▸ **What you will do**:
In the entries below, repeat only the lines between those holding "Write the Altair code for this chart." and "import pandas as pd", inclusive. Leave pictures out.

▸ **Entries provided**:
══════

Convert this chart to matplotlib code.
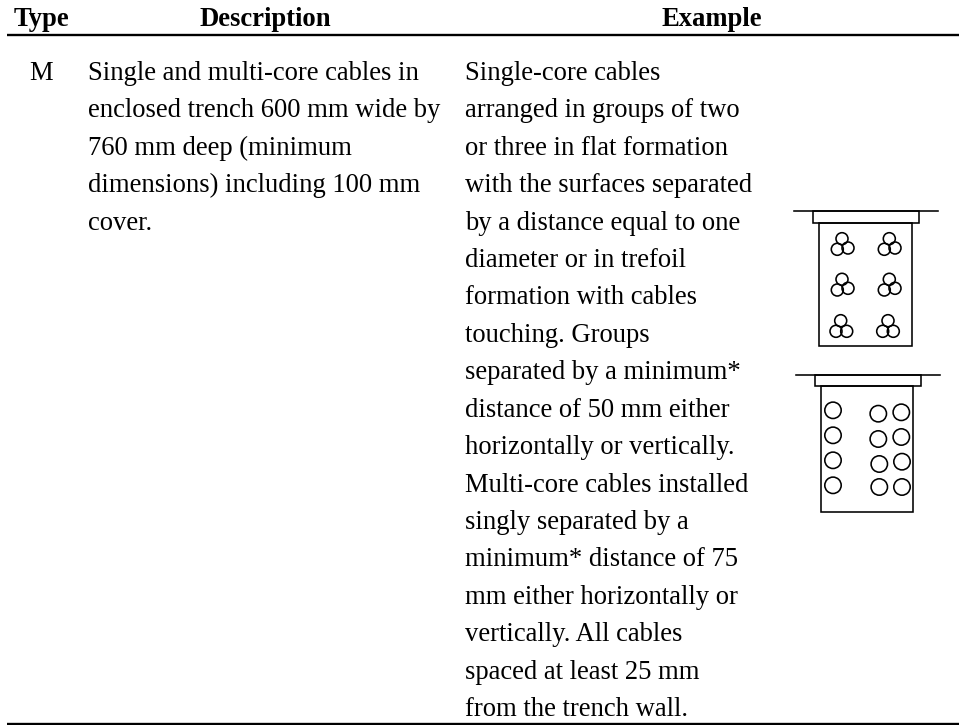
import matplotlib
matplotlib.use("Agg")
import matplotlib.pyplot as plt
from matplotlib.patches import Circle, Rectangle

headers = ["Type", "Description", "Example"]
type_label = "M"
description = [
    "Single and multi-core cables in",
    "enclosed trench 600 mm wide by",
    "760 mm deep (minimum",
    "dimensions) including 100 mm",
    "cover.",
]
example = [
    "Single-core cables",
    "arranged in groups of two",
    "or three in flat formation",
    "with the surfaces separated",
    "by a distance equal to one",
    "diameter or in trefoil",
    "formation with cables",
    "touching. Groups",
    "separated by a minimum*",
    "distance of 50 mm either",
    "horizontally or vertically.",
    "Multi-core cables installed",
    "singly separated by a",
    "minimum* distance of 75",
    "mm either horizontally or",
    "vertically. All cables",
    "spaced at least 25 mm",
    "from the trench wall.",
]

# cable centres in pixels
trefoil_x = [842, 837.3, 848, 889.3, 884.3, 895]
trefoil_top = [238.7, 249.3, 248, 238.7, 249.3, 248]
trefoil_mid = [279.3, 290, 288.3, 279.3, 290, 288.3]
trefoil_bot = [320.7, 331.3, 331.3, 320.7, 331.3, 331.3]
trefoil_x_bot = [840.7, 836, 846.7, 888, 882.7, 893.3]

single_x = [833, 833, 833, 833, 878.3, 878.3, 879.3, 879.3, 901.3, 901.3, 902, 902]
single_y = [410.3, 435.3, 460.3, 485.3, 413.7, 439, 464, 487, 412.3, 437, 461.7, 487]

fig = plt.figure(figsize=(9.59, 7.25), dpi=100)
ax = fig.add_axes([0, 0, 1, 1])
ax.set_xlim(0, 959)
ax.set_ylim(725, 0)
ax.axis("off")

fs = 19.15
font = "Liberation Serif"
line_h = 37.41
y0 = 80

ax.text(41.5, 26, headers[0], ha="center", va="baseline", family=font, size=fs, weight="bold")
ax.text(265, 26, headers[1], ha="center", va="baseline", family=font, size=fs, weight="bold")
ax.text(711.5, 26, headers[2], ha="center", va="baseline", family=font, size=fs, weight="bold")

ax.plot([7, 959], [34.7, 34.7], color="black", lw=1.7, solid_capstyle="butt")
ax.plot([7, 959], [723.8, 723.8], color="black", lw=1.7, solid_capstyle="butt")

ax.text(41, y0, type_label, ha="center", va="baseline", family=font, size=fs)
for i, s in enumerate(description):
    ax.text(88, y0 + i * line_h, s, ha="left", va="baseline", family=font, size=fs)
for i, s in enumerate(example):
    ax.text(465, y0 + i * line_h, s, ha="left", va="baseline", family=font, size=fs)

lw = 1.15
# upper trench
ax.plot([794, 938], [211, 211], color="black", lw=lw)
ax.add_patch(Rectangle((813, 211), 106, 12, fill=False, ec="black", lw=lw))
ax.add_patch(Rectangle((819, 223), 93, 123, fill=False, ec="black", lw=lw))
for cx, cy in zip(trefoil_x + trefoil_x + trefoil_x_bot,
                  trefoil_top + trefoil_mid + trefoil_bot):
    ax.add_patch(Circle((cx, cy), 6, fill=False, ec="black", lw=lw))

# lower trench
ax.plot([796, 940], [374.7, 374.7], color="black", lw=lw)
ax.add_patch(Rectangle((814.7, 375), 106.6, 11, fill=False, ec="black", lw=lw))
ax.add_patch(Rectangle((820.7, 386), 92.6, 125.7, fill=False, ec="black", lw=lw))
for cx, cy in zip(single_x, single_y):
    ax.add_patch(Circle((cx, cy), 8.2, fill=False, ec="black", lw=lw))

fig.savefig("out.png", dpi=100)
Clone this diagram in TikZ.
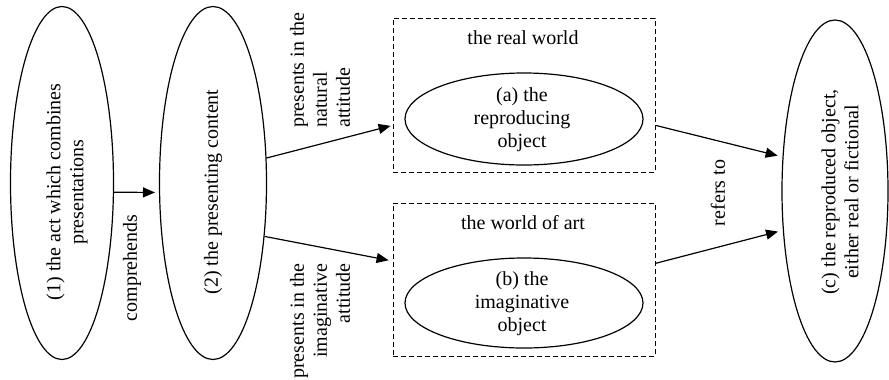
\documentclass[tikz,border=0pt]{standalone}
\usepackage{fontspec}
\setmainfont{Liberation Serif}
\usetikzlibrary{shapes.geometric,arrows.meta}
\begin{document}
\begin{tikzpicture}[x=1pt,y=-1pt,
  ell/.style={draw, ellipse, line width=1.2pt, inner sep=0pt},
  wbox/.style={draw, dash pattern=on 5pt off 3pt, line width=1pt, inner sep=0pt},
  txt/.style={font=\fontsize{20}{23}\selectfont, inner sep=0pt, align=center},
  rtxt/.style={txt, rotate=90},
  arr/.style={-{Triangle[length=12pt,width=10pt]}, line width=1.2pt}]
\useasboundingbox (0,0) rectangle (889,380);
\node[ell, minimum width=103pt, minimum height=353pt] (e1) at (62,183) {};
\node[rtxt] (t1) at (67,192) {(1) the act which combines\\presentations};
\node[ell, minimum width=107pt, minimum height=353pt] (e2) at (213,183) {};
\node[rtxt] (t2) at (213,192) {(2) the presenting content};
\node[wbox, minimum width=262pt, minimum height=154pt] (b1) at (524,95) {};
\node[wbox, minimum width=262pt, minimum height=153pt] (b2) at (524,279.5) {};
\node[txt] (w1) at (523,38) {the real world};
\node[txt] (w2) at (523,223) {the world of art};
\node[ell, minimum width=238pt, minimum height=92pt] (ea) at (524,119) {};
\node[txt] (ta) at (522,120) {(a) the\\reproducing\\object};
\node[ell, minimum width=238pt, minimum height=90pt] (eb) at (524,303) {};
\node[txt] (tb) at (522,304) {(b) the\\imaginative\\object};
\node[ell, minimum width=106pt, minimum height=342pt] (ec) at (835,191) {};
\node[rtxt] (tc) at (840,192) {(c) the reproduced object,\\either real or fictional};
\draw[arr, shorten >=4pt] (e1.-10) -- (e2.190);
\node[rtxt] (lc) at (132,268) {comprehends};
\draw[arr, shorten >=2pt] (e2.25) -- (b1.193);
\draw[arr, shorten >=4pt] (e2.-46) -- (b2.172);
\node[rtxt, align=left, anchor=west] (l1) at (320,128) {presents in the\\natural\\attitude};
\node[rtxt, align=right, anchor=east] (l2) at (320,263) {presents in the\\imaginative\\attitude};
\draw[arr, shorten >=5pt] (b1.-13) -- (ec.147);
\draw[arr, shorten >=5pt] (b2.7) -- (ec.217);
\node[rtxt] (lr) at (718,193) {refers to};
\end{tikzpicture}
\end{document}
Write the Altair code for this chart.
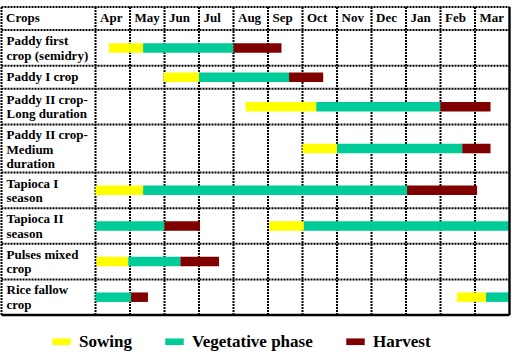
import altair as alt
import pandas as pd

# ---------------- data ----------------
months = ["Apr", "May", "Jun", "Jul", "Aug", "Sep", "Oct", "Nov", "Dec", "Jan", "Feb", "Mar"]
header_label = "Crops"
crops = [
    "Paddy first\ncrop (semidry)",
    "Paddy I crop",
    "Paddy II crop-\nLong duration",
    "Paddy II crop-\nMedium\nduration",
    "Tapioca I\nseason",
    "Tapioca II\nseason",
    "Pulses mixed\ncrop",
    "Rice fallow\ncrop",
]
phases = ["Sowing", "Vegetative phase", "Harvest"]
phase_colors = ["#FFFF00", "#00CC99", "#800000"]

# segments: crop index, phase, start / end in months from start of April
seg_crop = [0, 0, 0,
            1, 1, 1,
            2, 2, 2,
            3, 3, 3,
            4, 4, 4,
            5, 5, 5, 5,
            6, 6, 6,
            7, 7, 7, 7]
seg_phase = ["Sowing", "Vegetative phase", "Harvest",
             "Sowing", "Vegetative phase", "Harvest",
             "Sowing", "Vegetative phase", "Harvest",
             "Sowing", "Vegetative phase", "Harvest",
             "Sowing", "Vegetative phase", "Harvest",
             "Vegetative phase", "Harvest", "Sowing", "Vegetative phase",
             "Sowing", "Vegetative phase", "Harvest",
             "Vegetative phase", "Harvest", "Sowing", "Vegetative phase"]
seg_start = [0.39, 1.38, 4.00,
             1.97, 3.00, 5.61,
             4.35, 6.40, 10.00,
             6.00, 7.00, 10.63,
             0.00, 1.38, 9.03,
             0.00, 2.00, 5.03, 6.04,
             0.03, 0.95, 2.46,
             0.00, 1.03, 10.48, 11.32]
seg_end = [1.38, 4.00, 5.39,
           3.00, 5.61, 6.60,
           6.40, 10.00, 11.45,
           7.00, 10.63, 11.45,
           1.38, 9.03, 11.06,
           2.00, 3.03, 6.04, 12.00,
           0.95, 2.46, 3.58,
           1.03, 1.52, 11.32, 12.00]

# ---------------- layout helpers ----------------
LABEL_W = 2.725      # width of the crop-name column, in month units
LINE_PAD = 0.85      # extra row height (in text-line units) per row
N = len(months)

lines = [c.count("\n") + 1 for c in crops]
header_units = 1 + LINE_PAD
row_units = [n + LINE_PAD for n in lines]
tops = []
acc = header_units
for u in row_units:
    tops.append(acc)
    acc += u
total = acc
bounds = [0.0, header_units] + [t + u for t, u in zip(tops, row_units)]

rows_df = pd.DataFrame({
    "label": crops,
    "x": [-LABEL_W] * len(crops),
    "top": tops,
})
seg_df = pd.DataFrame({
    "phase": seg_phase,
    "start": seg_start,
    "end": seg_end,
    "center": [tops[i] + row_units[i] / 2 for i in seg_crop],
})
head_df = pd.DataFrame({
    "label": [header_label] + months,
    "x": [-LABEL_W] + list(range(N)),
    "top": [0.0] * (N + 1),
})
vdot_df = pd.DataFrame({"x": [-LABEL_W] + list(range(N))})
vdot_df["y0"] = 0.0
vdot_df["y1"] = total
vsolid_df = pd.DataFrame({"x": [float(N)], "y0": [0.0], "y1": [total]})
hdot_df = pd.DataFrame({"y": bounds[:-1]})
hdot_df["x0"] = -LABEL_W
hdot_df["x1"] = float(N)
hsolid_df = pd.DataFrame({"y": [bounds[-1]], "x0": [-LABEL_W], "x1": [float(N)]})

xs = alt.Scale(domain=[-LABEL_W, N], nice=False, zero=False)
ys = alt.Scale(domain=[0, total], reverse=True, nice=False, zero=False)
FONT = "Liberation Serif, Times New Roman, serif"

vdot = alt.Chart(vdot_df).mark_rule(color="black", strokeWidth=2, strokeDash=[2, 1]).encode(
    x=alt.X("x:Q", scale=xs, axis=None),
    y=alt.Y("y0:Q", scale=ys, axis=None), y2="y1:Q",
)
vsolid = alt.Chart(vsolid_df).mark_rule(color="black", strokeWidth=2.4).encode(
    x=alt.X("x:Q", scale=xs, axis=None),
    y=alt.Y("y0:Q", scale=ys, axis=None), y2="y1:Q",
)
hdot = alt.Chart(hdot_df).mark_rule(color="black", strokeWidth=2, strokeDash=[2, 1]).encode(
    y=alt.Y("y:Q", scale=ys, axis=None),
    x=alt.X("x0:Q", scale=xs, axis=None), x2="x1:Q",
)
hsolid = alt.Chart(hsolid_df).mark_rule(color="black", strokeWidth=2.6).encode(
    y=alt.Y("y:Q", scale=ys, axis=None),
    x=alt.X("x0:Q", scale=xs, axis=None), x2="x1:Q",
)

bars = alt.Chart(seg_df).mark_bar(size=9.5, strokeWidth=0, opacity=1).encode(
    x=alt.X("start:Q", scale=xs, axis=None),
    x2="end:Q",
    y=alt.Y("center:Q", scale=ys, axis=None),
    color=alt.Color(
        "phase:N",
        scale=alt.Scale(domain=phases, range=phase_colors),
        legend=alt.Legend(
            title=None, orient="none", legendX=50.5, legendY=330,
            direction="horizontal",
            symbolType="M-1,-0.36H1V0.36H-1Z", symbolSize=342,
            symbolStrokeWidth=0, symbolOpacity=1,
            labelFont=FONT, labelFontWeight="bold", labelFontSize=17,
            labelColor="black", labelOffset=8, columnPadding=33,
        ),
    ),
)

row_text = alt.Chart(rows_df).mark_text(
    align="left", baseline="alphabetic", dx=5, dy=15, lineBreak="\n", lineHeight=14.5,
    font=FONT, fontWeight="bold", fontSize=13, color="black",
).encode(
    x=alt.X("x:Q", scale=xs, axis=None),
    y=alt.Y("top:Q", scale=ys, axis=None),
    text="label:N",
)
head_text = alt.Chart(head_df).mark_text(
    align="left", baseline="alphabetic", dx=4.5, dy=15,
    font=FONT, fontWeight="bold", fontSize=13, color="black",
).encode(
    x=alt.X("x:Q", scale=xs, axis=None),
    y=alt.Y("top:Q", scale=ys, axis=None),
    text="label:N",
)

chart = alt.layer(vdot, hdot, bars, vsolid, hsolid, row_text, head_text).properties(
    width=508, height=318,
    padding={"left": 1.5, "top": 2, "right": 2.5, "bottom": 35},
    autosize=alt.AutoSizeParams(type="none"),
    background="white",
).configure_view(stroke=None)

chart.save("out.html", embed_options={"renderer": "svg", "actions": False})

══════

▸ **Answer to the task**:
Write the Altair code for this chart.
import altair as alt
import pandas as pd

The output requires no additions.